Etchegaray: For us, as Jorge was saying, the geometry responds to what the materials can achieve. We have always said that architecture is built by men, and that nature is “natural” — we have never tried to compete with it or to copy its shapes, patterns, or formal complexity. We do our work, and we try learn from nature, but we don’t bring that complexity and diversity to architecture. The geometry that we love exploring or designing is the result of what the materials are and can become.
Ambrosi: I think we design for the hand that’s going to build what we’re thinking. It’s very different to design something that a computer or mechanical hand is going to build. We’re designing for the hand of a person that has minimal education, and what he can do is put a brick on top of a brick. It’s primal, very basic. Earlier on we were developing or exploring different kinds of materials and different ways of assembling these materials, but we realized that we don’t have the hands to build them. And I have seen in Latin America that most of the architecture that has these organic forms in the end looks horrible.
Selldorf: You talk about materials, but materials, as far as I’m concerned, are closely linked to making things, which also includes education, craft, and heritage. How do you translate this making of things into the next generation of making to provide a different kind of intelligence?
Oxman: By using technology to provide stronger more meaningful connections with nature, by forming a new kind of craft. This goes back to what you said, Jorge, about the silkworms being primitive. The silkworms deposit the silk in a figure-eight motion, forming infinity signs. It is curious how at once efficient and poetic, sophisticated and primitive biology can be, not unlike craft. That such expressions of organizing non-woven silk create highly complex structures using very simple rules is true for both worlds — craft and biology, culture and nature.
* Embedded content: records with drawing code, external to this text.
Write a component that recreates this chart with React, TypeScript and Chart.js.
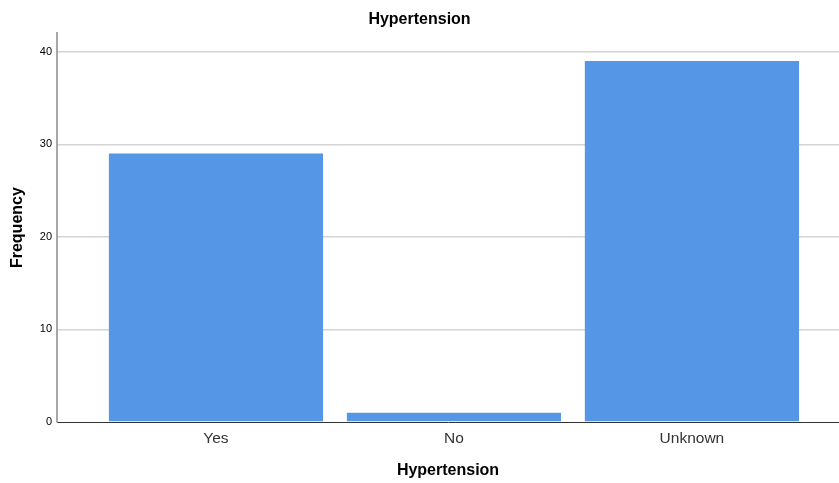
import React, { useEffect, useRef } from "react";
import { Chart, registerables } from "chart.js";

Chart.register(...registerables);

const categories = ["Yes", "No", "Unknown"];
const frequencies = [29, 1, 39];
const yTicksMax = 42;

const FONT = "Arial, 'Liberation Sans', sans-serif";

export default function App() {
  const ref = useRef<HTMLCanvasElement | null>(null);

  useEffect(() => {
    if (!ref.current) return;
    const chart = new Chart(ref.current, {
      type: "bar",
      data: {
        datasets: [
          {
            label: "Frequency",
            data: frequencies.map((v, i) => ({ x: i, y: v })),
            backgroundColor: "#5596e6",
            borderWidth: 0,
            barPercentage: 0.9,
            categoryPercentage: 1,
          },
        ],
      },
      options: {
        animation: false,
        responsive: true,
        maintainAspectRatio: false,
        layout: { padding: { left: 0, right: 0, top: 0, bottom: 0 } },
        plugins: {
          legend: { display: false },
          tooltip: { enabled: false },
          title: {
            display: true,
            text: "Hypertension",
            color: "#000",
            font: { family: FONT, size: 16, weight: "bold" },
            padding: { top: 10, bottom: 4 },
          },
        },
        scales: {
          x: {
            type: "linear",
            offset: false,
            min: -0.668,
            max: 2.618,
            afterBuildTicks: (scale: any) => {
              scale.ticks = scale.ticks.filter(
                (t: any) => Number.isInteger(t.value) && t.value >= 0 && t.value < categories.length
              );
            },
            afterFit: (scale: any) => {
              scale.height = 61;
            },
            ticks: {
              stepSize: 1,
              autoSkip: false,
              maxRotation: 0,
              padding: 7,
              color: "#333",
              font: { family: FONT, size: 15.5 },
              callback: (v: any) => categories[v as number] ?? "",
            },
            grid: { display: false, drawTicks: false, offset: false },
            border: { display: true, color: "#333", width: 1 },
            title: {
              display: true,
              text: "Hypertension",
              color: "#000",
              font: { family: FONT, size: 16, weight: "bold" },
              padding: { top: 4, bottom: 3 },
            },
          },
          y: {
            min: 0,
            max: yTicksMax,
            afterFit: (scale: any) => {
              scale.width = 57;
            },
            ticks: {
              stepSize: 10,
              padding: 5,
              color: "#000",
              font: { family: FONT, size: 11 },
              callback: (v: any) => ((v as number) % 10 === 0 ? String(v) : ""),
            },
            grid: {
              drawTicks: false,
              color: (ctx: any) =>
                ctx.tick && (ctx.tick.value === 0 || ctx.tick.value % 10 !== 0)
                  ? "rgba(0,0,0,0)"
                  : "#d4d4d4",
              lineWidth: 1.5,
            },
            border: { display: true, color: "#a6a6a6", width: 2 },
            title: {
              display: true,
              text: "Frequency",
              color: "#000",
              font: { family: FONT, size: 16, weight: "bold" },
              padding: { top: 8, bottom: 4 },
            },
          },
        },
      },
    } as any);
    return () => chart.destroy();
  }, []);

  return (
    <div style={{ position: "fixed", left: 0, top: 0, width: 839, height: 483, background: "#fff" }}>
      <canvas ref={ref} />
    </div>
  );
}
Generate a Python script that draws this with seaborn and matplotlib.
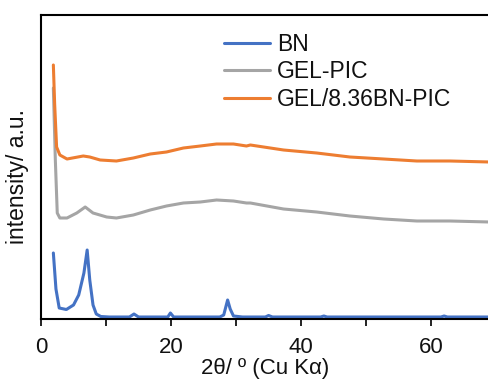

And by generating simple rules in intelligent ways, you can create structures that are incredibly detailed, complex, multi-functional, and materially sophisticated as can be seen in Isfahan, the pyramids, or in the silkworm’s cocoon. It’s all the same to me and I don’t distinguish between these categories. I was looking for places where our practices share an affinity. This kind of thinking points perhaps towards ideological resemblance, the ultimate unity between nature and culture — like worms in mezcal.
Jorge Ambrosi and Gabriela Etchegaray are principals of Mexico City-based AMBROSI | ETCHEGARAY. Neri Oxman is the founder and director of the Mediated Matter Group at the MIT Media Lab.